Posted by: Johannes Link | June 15, 2005 at 08:15 AM
Johannes’ post is an important reminder of the problem of “too few degrees of freedom” that I did not address adequately. With most computer languages one can always “manufacture” degrees of freedom, so we have seen Lisp programming implemented in Fortran arrays and the like but as Johannes points out this is always a struggle and not competitive with a natural implementation in the right language. So the ability to adjust the degrees of freedom using the appropriate notation, appropriate naming and the desired run-time implementation is important in both directions: more toward the domain and more toward the implementation. These roughly correspond to the less or more degrees of freedom, or higher or lower level of programming abstractions.
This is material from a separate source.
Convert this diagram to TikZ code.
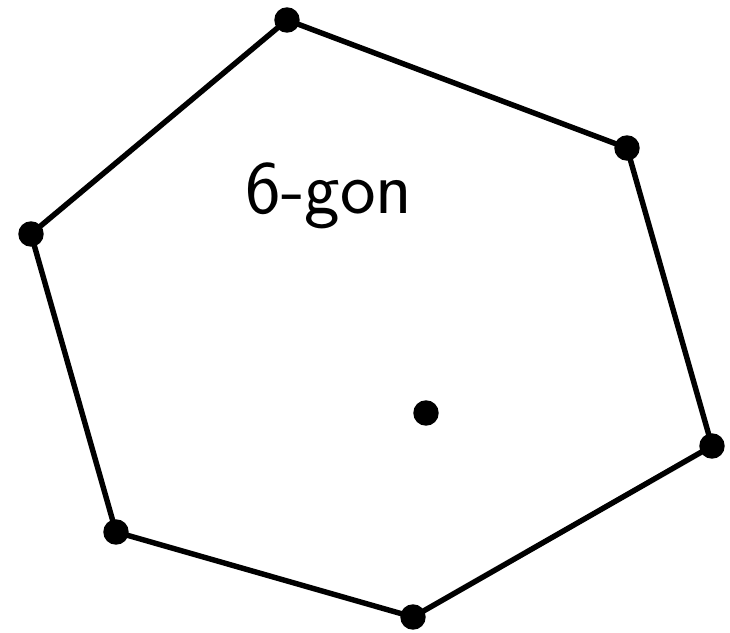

Posted by: Charles Simonyi | June 15, 2005 at 01:13 PM
Hi,
I wrote to one of the Amigos about a simple scheme of AOP. If we use token, line #, or pattern matching, we can instrument source codes with extra functionality, which can then be used in lieu of aspect, albeit only after compilation with the same language compiler (no specific AOP compiler is needed). The instrumented code need not modify the original source. The scheme is outwardly comparable with how AOP works at this time. This can be dynamically extended to runtime objects, as well.
This way, with some additional hurdles, AOP can provide a solution to the problem of creating interface anywhere and also it is possible to recurse through cross-cutting concerns to any level.
Shall be grateful to have an opinion from you. Also, please ask me if I am not clear about my intentions. The topic, is 'N-dimensional programming to replace current AOP'.